Il fatto che un bambino sia più o meno pronto per la scuola dipende dalla più fondamentale di tutte le conoscenze, ossia quella di come imparare. Il rapporto elenca i sette ingredienti fondamentali di questa capacità importantissima – tutti collegati all’intelligenza emotiva.
1. “Fiducia”. Un senso di controllo e padronanza sul proprio corpo, sul proprio comportamento e sul proprio mondo; la sensazione, da parte del bambino, di avere maggiori probabilità di riuscire in ciò che intraprende di quante non ne abbia invece di fallire, e che comunque gli adulti lo aiuteranno.
2. “Curiosità”. La sensazione che la scoperta sia un’attività positiva e fonte di piacere.
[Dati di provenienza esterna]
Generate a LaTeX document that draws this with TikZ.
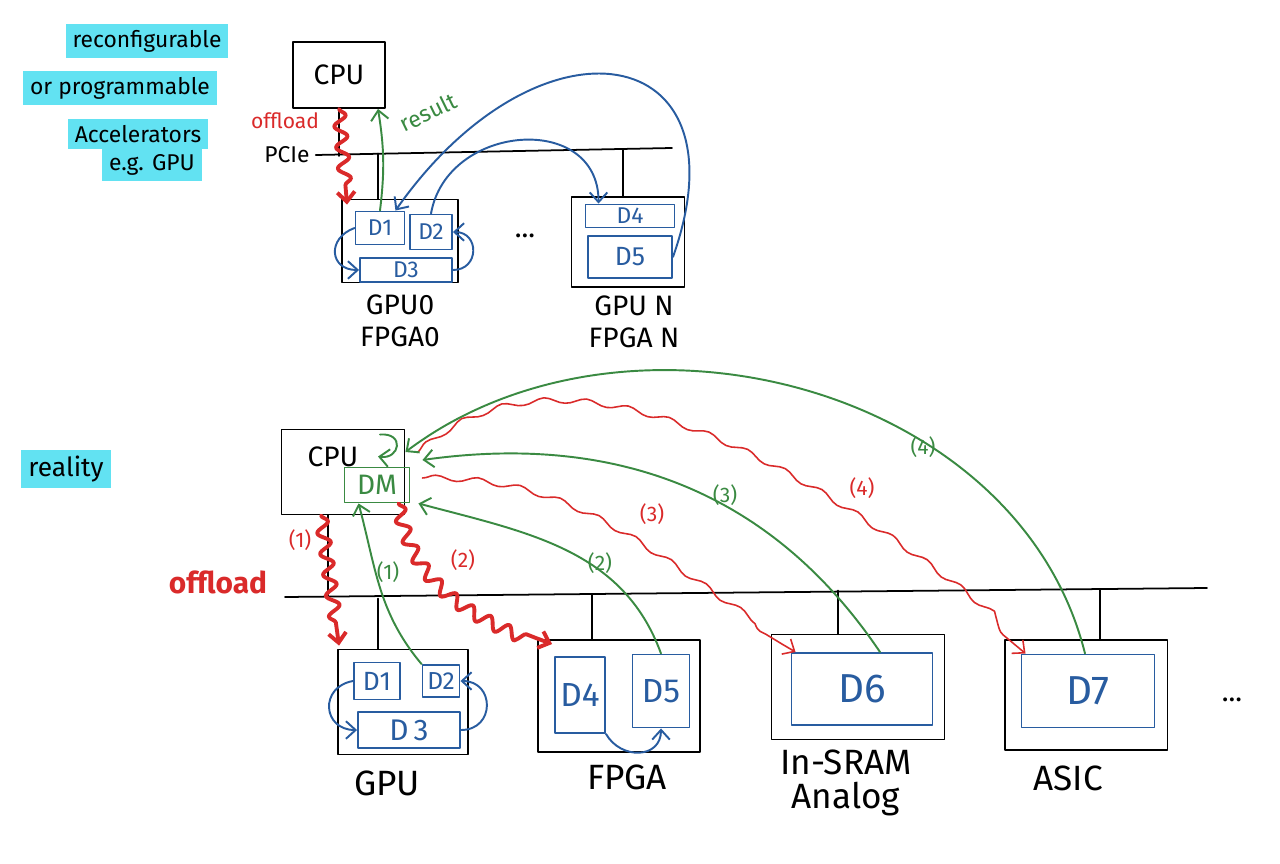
\documentclass[tikz,border=0pt]{standalone}
\usepackage{fontspec}
\setmainfont{Fira Sans}
\usetikzlibrary{calc}
\usetikzlibrary{arrows.meta}
\usetikzlibrary{decorations.pathmorphing}

\definecolor{penred}{RGB}{218,42,42}
\definecolor{pengreen}{RGB}{58,138,66}
\definecolor{penblue}{RGB}{40,92,160}
\definecolor{marker}{RGB}{98,226,242}

\begin{document}
\begin{tikzpicture}[x=0.02cm,y=-0.02cm,>={Straight Barb[length=5.5pt,width=10pt]},
  line cap=round,line join=round,node distance=1.6cm,
  box/.style={draw,line width=1.1pt,inner sep=0pt},
  dev/.style={draw=penblue,text=penblue,line width=1.1pt,inner sep=0pt,
    font=\fontsize{13}{15}\selectfont},
  hl/.style={fill=marker,inner xsep=4pt,minimum height=0.54cm,
    font=\fontsize{13}{15}\selectfont},
  lab/.style={align=center,font=\fontsize{16}{18}\selectfont},
  bigl/.style={align=center,font=\fontsize{20}{19}\selectfont},
  num/.style={font=\fontsize{12}{14}\selectfont},
  offload/.style={->,draw=penred,line width=2.2pt,decorate,
    decoration={snake,amplitude=3.5pt,segment length=12pt,post length=10pt}},
  msg/.style={->,draw=penred,line width=0.9pt,decorate,
    decoration={snake,amplitude=1.6pt,segment length=24pt,post length=9pt}},
  garrow/.style={->,draw=pengreen,line width=1.1pt},
  barrow/.style={->,draw=penblue,line width=1.1pt}]
  \fill[white] (0,0) rectangle (1280,864);
  \useasboundingbox (0,0) rectangle (1280,864);

  % notes
  \node[hl] (note1) at (147,41) {reconfigurable};
  \node[hl] (note2) at (120,88) {or programmable};
  \node[hl] (note3) at (138,134) {Accelerators};
  \node[hl] (note4) at (152,165) {e.g. GPU};

  % idea: host + PCIe + accelerators
  \node[box,minimum width=1.84cm,minimum height=1.32cm,
    font=\fontsize{16}{18}\selectfont] (CPUa) at (339,75) {CPU};
  \node[font=\fontsize{13}{15}\selectfont] (PCIe) at (287,155) {PCIe};
  \coordinate (busa) at (672,148);
  \draw[line width=1pt] (PCIe.east) -- (busa);

  \node[box,minimum width=2.32cm,minimum height=1.66cm] (GPUa) at (400,241) {};
  \node[dev,minimum width=0.98cm,minimum height=0.66cm] (D1a) at (380,228) {D1};
  \node[dev,minimum width=0.84cm,minimum height=0.70cm] (D2a) at (431,232) {D2};
  \node[dev,minimum width=1.84cm,minimum height=0.48cm] (D3a) at (406,270) {D3};
  \node[lab,below of=GPUa] (GPUaName) {GPU0\\FPGA0};

  \node[lab] (dotsa) at (525,236) {...};

  \node[box,minimum width=2.26cm,minimum height=1.80cm] (GPUn) at (628,242) {};
  \node[dev,minimum width=1.78cm,minimum height=0.46cm] (D4a) at (630,216) {D4};
  \node[dev,minimum width=1.68cm,minimum height=0.84cm,
    font=\fontsize{15}{17}\selectfont] (D5a) at (630,257) {D5};
  \node[lab,below of=GPUn,xshift=0.12cm] (GPUnName) {GPU N\\FPGA N};

  \draw[line width=1pt] (CPUa.south) -- ++(0,47);
  \draw[line width=1pt] ($(GPUa.north)+(-22,0)$) -- ++(0,-45);
  \draw[line width=1pt] ($(GPUn.north)+(-5,0)$) -- ++(0,-46);

  % offload / result
  \draw[offload] (CPUa.south) -- ($(GPUa.north west)+(6,6)$);
  \node[num,text=penred] (offA) at (285,121) {offload};
  \draw[garrow] (D1a.north) to[bend right=8] ($(CPUa.south)+(39,0)$);
  \node[text=pengreen,rotate=26,font=\fontsize{13}{15}\selectfont] (resA) at (428,112) {result};

  \path[every edge/.style={draw,barrow}]
    (D2a.north) edge[out=80,in=90,looseness=1.4] ($(D4a.north west)+(14,0)$)
    (D1a.west) edge[out=200,in=180,looseness=1.8] (D3a.west)
    (D3a.east) edge[out=0,in=0,looseness=1.8] (D2a.east);
  \draw[barrow] (D5a.east) .. controls (750,40) and (540,5) .. ($(D1a.north east)+(-10,0)$);

  % reality
  \node[hl,font=\fontsize{15}{17}\selectfont,minimum height=0.72cm] (real) at (66,469) {reality};
  \node[text=penred,font=\bfseries\fontsize{17}{19}\selectfont] (offB) at (218,582) {offload};

  \node[box,minimum width=2.46cm,minimum height=1.70cm] (CPUb) at (343,472) {};
  \node[font=\fontsize{16}{18}\selectfont] (CPUbText) at (333,457) {CPU};
  \node[draw=pengreen,text=pengreen,line width=1.1pt,minimum width=1.30cm,
    minimum height=0.70cm,inner sep=0pt,font=\fontsize{16}{18}\selectfont] (DM) at (377,485) {DM};

  \coordinate (busbL) at (285,597);
  \coordinate (busbR) at (1207,588);
  \draw[line width=1pt] (busbL) -- (busbR);

  \node[box,minimum width=2.60cm,minimum height=2.10cm] (GPUb) at (403,702) {};
  \node[dev,minimum width=0.92cm,minimum height=0.74cm,font=\fontsize{15}{17}\selectfont] (D1b) at (377,681) {D1};
  \node[dev,minimum width=0.74cm,minimum height=0.64cm,font=\fontsize{14}{16}\selectfont] (D2b) at (441,681) {D2};
  \node[dev,minimum width=2.04cm,minimum height=0.72cm,font=\fontsize{17}{19}\selectfont] (D3b) at (409,730) {D\,3};
  \node[bigl,below of=GPUb,node distance=1.62cm,xshift=-0.32cm] (GPUbName) {GPU};

  \node[box,minimum width=3.24cm,minimum height=2.24cm] (FPGAb) at (619,696) {};
  \node[dev,minimum width=1.0cm,minimum height=1.52cm,font=\fontsize{19}{21}\selectfont] (D4b) at (580,695) {D4};
  \node[dev,minimum width=1.14cm,minimum height=1.46cm,font=\fontsize{19}{21}\selectfont] (D5b) at (661,691) {D5};
  \node[bigl,below of=FPGAb,node distance=1.62cm,xshift=0.16cm] (FPGAbName) {FPGA};

  \node[box,minimum width=3.46cm,minimum height=2.10cm] (SRAM) at (858,687) {};
  \node[dev,minimum width=2.82cm,minimum height=1.44cm,font=\fontsize{23}{25}\selectfont] (D6) at (862,689) {D6};
  \node[bigl,below of=SRAM,node distance=1.92cm,xshift=-0.24cm] (SRAMName) {In-SRAM\\Analog};

  \node[box,minimum width=3.26cm,minimum height=2.2cm] (ASIC) at (1086,695) {};
  \node[dev,minimum width=2.66cm,minimum height=1.46cm,font=\fontsize{23}{25}\selectfont] (D7) at (1088,691) {D7};
  \node[bigl,below of=ASIC,node distance=1.66cm,xshift=-0.36cm] (ASICName) {ASIC};

  \node[lab] (dotsb) at (1232,700) {...};

  % drops from the bus
  \draw[line width=1pt] ($(CPUb.south)+(-15,0)$) -- ++(0,82);
  \draw[line width=1pt] ($(GPUb.north)+(-25,0)$) -- ++(0,-50);
  \draw[line width=1pt] ($(FPGAb.north)+(-27,0)$) -- ++(0,-45);
  \draw[line width=1pt] ($(SRAM.north)+(-20,0)$) -- ++(0,-43);
  \draw[line width=1pt] ($(ASIC.north)+(14,0)$) -- ++(0,-50);

  % local moves inside devices
  \path[every edge/.style={draw,barrow}]
    (D1b.west) edge[out=190,in=180,looseness=1.8] (D3b.west)
    (D3b.east) edge[out=0,in=0,looseness=1.8] (D2b.east)
    (D4b.south east) edge[out=-60,in=-90,looseness=1.4] (D5b.south);

  % (1)
  \draw[offload] ($(CPUb.south)+(-22,0)$) -- ($(GPUb.north west)+(2,-3)$);
  \node[num,text=penred] (n1r) at (300,540) {(1)};
  \draw[garrow] (D2b.north west) to[out=130,in=-75] ($(DM.south west)+(15,0)$);
  \node[num,text=pengreen] (n1g) at (388,572) {(1)};
  % (2)
  \draw[offload] ($(DM.south east)+(-12,0)$) to[out=-80,in=160] ($(FPGAb.north west)+(15,5)$);
  \node[num,text=penred] (n2r) at (463,560) {(2)};
  \draw[garrow] (D5b.north) to[out=110,in=-15] ($(DM.south east)+(8,0)$);
  \node[num,text=pengreen] (n2g) at (600,563) {(2)};
  % (3)
  \draw[msg] ($(DM.east)+(12,-7)$) to[out=0,in=150] ($(D6.north west)+(5,0)$);
  \node[num,text=penred] (n3r) at (652,514) {(3)};
  \draw[garrow] ($(D6.north)+(18,0)$) to[out=124,in=8] ($(DM.east)+(12,-25)$);
  \node[num,text=pengreen] (n3g) at (725,495) {(3)};
  % (4)
  \draw[msg] ($(DM.north east)+(7,-14)$) to[out=40,in=140,looseness=0.85] ($(D7.north west)+(5,0)$);
  \node[num,text=penred] (n4r) at (862,488) {(4)};
  \draw[garrow] ($(D7.north)+(-3,0)$) to[out=104,in=37] ($(CPUb.east)+(0,-20)$);
  \node[num,text=pengreen] (n4g) at (923,447) {(4)};

  \draw[garrow] ($(DM.north)+(3,-32)$) .. controls +(25,-2) and +(22,3) .. ($(DM.north)+(1,-10)$);
\end{tikzpicture}
\end{document}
3. “Intenzionalità”. Il desiderio e la capacità di essere influenti e perseveranti. Questa capacità è collegata al senso di competenza, alla sensazione di essere efficaci.
4. “Autocontrollo”. La capacità di modulare e di controllare le proprie azioni in modo appropriato all’età; un senso di controllo interiore.
5. “Connessione”. La capacità di impegnarsi con gli altri, basata sulla sensazione di essere compresi e di comprendere gli altri.
6. “Capacità di comunicare”. Il desiderio e la capacità di scambiare verbalmente idee, sentimenti e concetti con gli altri. Questa abilità è legata a una sensazione di fiducia negli altri e di piacere nell’impegnarsi con loro, adulti compresi.
7. “Capacità di cooperare”. L’abilità di equilibrare le proprie esigenze con quelle degli altri in un’attività di gruppo.
Il fatto che un bambino arrivi al suo primo giorno di scuola con queste capacità dipende moltissimo dal fatto che i suoi genitori gli abbiano dato o meno quel tipo di attenzioni che
equivalgono a un “Heart Start” – l’equivalente, nella sfera emotiva, dei programmi “Head Start”.